Nothing but the lines from the line with "Convert this chart to matplotlib code." to the line with "fontsize=11.5, color='#404040', labelpad=10)", both included, is to be repeated, and those exactly. Leave out the pictures.

• MATERIAL TO PROCESS:
(begin)
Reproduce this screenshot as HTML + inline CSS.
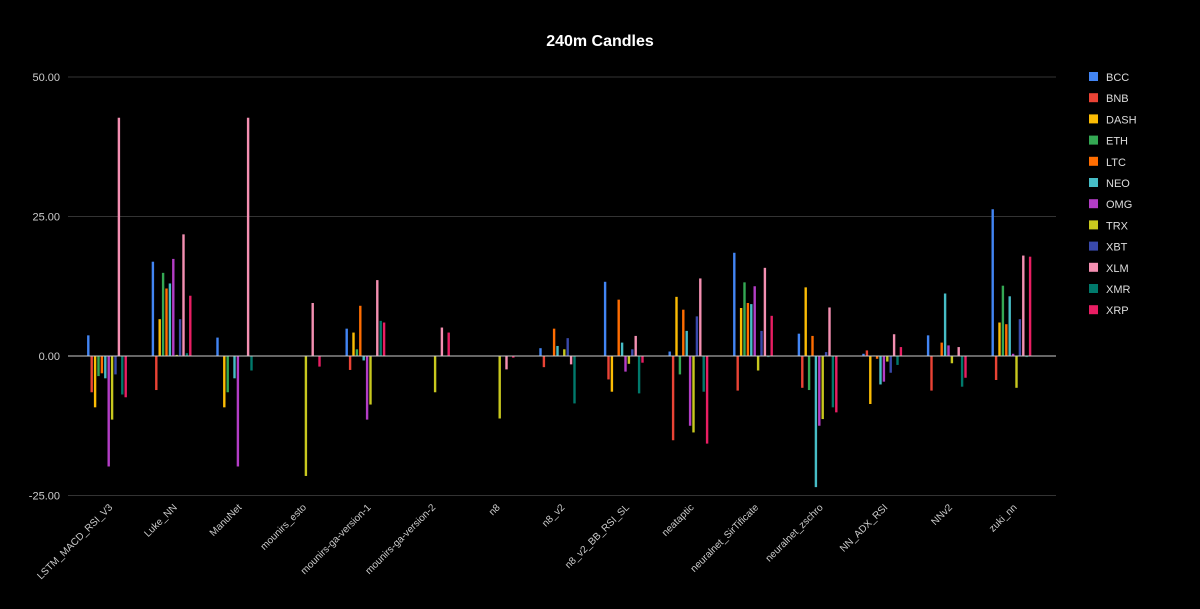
(end)
(begin)
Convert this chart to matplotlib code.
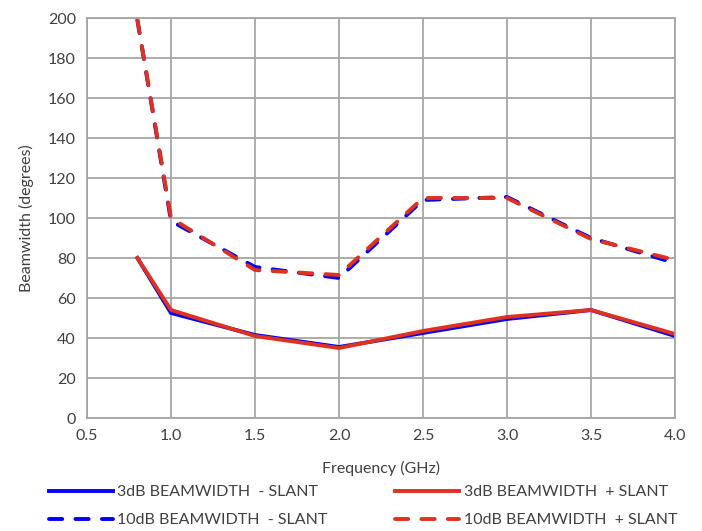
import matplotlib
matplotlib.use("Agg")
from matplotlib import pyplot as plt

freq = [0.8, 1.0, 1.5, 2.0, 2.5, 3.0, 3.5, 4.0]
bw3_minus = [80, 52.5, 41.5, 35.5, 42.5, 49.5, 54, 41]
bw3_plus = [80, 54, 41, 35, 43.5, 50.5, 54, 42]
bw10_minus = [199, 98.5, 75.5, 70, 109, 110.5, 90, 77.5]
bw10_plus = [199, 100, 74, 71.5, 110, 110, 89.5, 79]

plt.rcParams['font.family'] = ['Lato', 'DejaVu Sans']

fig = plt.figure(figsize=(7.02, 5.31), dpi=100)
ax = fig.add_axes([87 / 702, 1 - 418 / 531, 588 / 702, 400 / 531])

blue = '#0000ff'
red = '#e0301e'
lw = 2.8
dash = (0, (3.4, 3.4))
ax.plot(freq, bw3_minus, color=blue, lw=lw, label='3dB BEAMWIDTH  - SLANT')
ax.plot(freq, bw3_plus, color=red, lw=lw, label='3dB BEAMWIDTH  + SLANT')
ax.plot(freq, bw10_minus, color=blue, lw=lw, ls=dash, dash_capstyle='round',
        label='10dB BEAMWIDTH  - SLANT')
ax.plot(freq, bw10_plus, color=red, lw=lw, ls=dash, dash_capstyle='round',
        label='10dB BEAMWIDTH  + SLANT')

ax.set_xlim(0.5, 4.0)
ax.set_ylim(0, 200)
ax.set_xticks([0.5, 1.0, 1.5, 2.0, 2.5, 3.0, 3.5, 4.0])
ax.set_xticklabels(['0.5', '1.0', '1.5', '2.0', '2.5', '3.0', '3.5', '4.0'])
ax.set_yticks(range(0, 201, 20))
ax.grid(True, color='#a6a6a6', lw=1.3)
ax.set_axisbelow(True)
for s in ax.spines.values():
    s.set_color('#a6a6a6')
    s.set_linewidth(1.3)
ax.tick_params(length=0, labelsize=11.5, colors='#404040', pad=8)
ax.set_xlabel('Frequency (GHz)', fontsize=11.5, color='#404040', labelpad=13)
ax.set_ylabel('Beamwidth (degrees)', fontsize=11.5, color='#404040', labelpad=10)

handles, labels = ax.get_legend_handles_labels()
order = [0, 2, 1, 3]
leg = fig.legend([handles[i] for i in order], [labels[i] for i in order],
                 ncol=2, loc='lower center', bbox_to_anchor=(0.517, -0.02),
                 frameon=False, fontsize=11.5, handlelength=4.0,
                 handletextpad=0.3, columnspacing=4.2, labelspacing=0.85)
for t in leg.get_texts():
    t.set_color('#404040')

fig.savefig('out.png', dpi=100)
(end)
• TASK RESPONSE:
Convert this chart to matplotlib code.
import matplotlib
matplotlib.use("Agg")
from matplotlib import pyplot as plt

freq = [0.8, 1.0, 1.5, 2.0, 2.5, 3.0, 3.5, 4.0]
bw3_minus = [80, 52.5, 41.5, 35.5, 42.5, 49.5, 54, 41]
bw3_plus = [80, 54, 41, 35, 43.5, 50.5, 54, 42]
bw10_minus = [199, 98.5, 75.5, 70, 109, 110.5, 90, 77.5]
bw10_plus = [199, 100, 74, 71.5, 110, 110, 89.5, 79]

plt.rcParams['font.family'] = ['Lato', 'DejaVu Sans']

fig = plt.figure(figsize=(7.02, 5.31), dpi=100)
ax = fig.add_axes([87 / 702, 1 - 418 / 531, 588 / 702, 400 / 531])

blue = '#0000ff'
red = '#e0301e'
lw = 2.8
dash = (0, (3.4, 3.4))
ax.plot(freq, bw3_minus, color=blue, lw=lw, label='3dB BEAMWIDTH  - SLANT')
ax.plot(freq, bw3_plus, color=red, lw=lw, label='3dB BEAMWIDTH  + SLANT')
ax.plot(freq, bw10_minus, color=blue, lw=lw, ls=dash, dash_capstyle='round',
        label='10dB BEAMWIDTH  - SLANT')
ax.plot(freq, bw10_plus, color=red, lw=lw, ls=dash, dash_capstyle='round',
        label='10dB BEAMWIDTH  + SLANT')

ax.set_xlim(0.5, 4.0)
ax.set_ylim(0, 200)
ax.set_xticks([0.5, 1.0, 1.5, 2.0, 2.5, 3.0, 3.5, 4.0])
ax.set_xticklabels(['0.5', '1.0', '1.5', '2.0', '2.5', '3.0', '3.5', '4.0'])
ax.set_yticks(range(0, 201, 20))
ax.grid(True, color='#a6a6a6', lw=1.3)
ax.set_axisbelow(True)
for s in ax.spines.values():
    s.set_color('#a6a6a6')
    s.set_linewidth(1.3)
ax.tick_params(length=0, labelsize=11.5, colors='#404040', pad=8)
ax.set_xlabel('Frequency (GHz)', fontsize=11.5, color='#404040', labelpad=13)
ax.set_ylabel('Beamwidth (degrees)', fontsize=11.5, color='#404040', labelpad=10)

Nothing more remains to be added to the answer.